Task —
Show every line of the records below that contains the word "this".

Record set —
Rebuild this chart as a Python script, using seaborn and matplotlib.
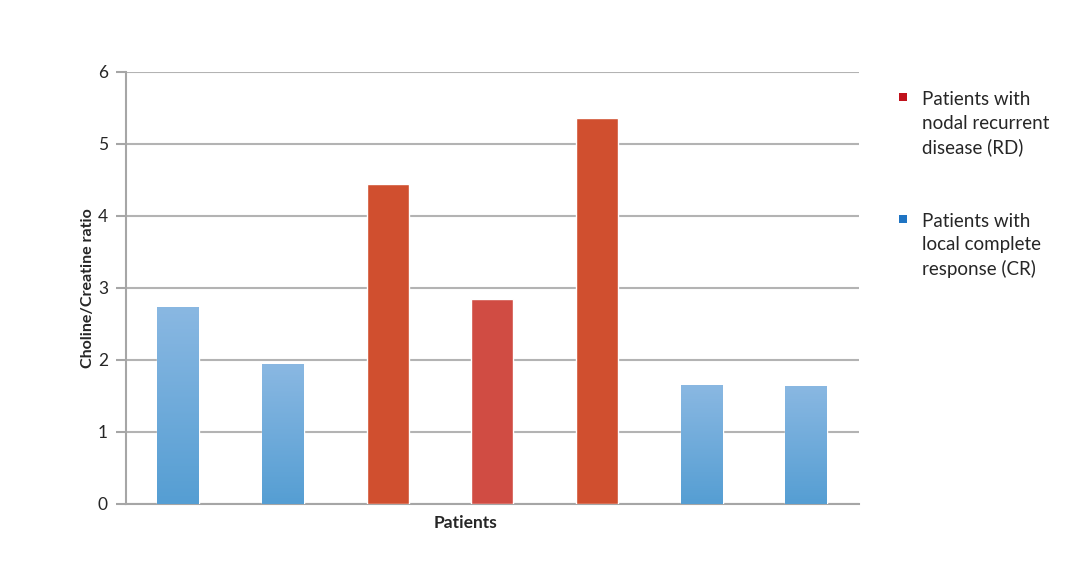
import numpy as np
import pandas as pd
import matplotlib.pyplot as plt
import seaborn as sns
from matplotlib.patches import Rectangle
from matplotlib.colors import LinearSegmentedColormap

# values
patients = ["P1", "P2", "P3", "P4", "P5", "P6", "P7"]
ratio = [2.74, 1.94, 4.45, 2.85, 5.36, 1.65, 1.64]
group = ["CR", "CR", "RD", "RD", "RD", "CR", "CR"]
bar_colors = ["#72ADDE", "#72ADDE", "#D04F2F", "#D04C43", "#D04F2F", "#72ADDE", "#72ADDE"]
legend_labels = ["Patients with\nnodal recurrent\ndisease (RD)",
                 "Patients with\nlocal complete\nresponse (CR)"]
legend_colors = ["#C0121C", "#1F74C3"]

df = pd.DataFrame({"patient": patients, "ratio": ratio, "group": group})

sns.set_style("white")
plt.rcParams["font.family"] = ["Lato", "DejaVu Sans"]

fig = plt.figure(figsize=(10.82, 5.70), dpi=100)
ax = fig.add_axes([0.1165, 0.1158, 0.677, 0.758])

sns.barplot(data=df, x="patient", y="ratio", hue="patient", palette=bar_colors,
            saturation=1, width=0.4, legend=False, ax=ax, zorder=3)

# blue bars get the top-to-bottom gradient
blue_grad = LinearSegmentedColormap.from_list("bg", ["#559ED3", "#8AB8E2"])
grad = np.linspace(0, 1, 256).reshape(-1, 1)
for patch, g in zip(ax.patches, group):
    if g == "CR":
        x0, w, h = patch.get_x(), patch.get_width(), patch.get_height()
        im = ax.imshow(grad, cmap=blue_grad, aspect="auto", origin="lower",
                       extent=[x0, x0 + w, 0, h], zorder=4)
        im.set_clip_path(patch)
ax.set_xlim(-0.5, len(patients) - 0.5)

ax.set_ylim(0, 6)
ax.set_yticks(range(7))
ax.yaxis.grid(True, color="#B3B3B3", linewidth=1.5, zorder=0)
ax.set_axisbelow(True)
for s in ["top", "right"]:
    ax.spines[s].set_visible(False)
for s in ["left", "bottom"]:
    ax.spines[s].set_color("#A6A6A6")
    ax.spines[s].set_linewidth(1.5)
ax.tick_params(axis="y", left=True, length=7, width=1.5, color="#A6A6A6",
               labelsize=12.5, pad=6)
ax.set_xticks([])
ax.set_xlabel("Patients", fontsize=12.5, fontweight="bold")
ax.xaxis.set_label_coords(0.463, -0.025, transform=ax.transAxes)
ax.xaxis.label.set_va("top")
ax.set_ylabel("Choline/Creatine ratio", fontsize=11.5, fontweight="bold")
ax.yaxis.set_label_coords(-0.043, 0.5)

# legend drawn as squares + text to the right of the plot
legend_tops = [0.828, 0.614]
for lab, col, ty in zip(legend_labels, legend_colors, legend_tops):
    fig.patches.append(Rectangle((0.831, ty - 0.006), 0.0075, 0.0145, facecolor=col,
                                 edgecolor="none", transform=fig.transFigure))
    fig.text(0.852, ty + 0.012, lab, fontsize=13.5, va="top", ha="left",
             linespacing=1.45)

fig.savefig("out.png", dpi=100)
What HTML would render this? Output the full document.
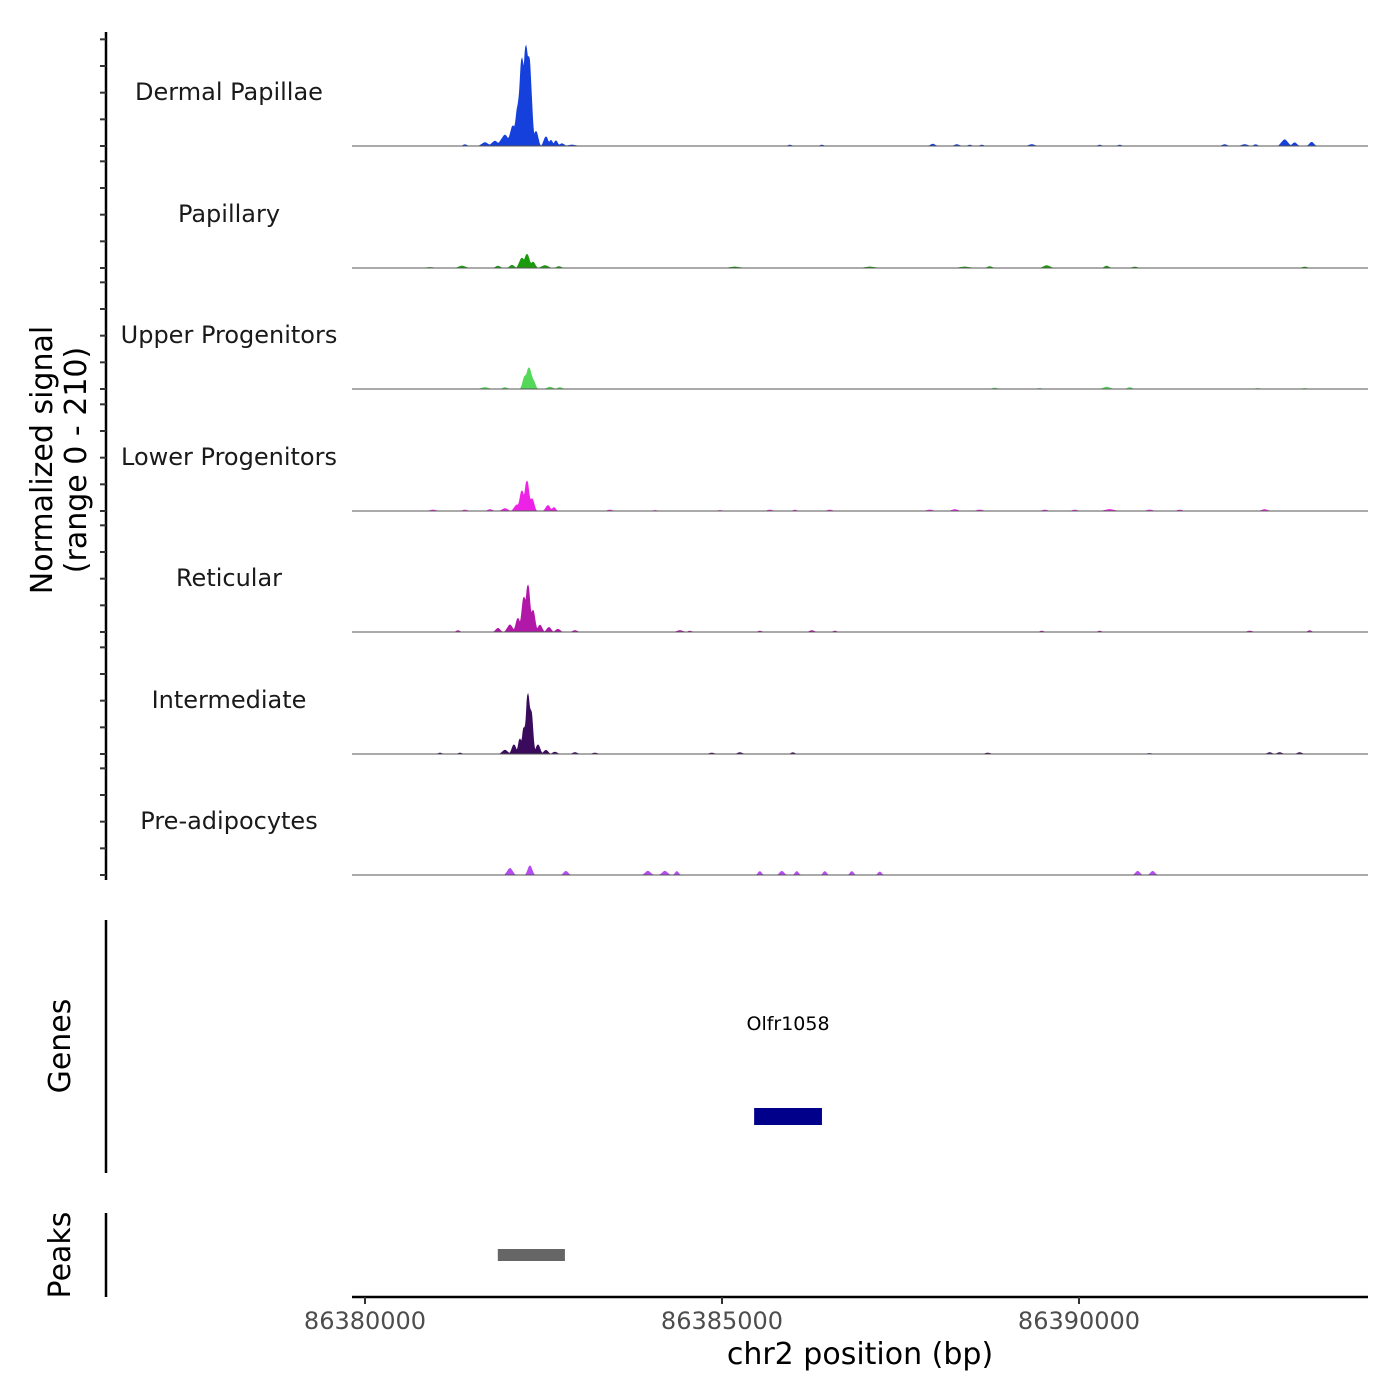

Solution to the exercise —
Rebuild this chart as a Python script, using seaborn and matplotlib.
What HTML would render this? Output the full document.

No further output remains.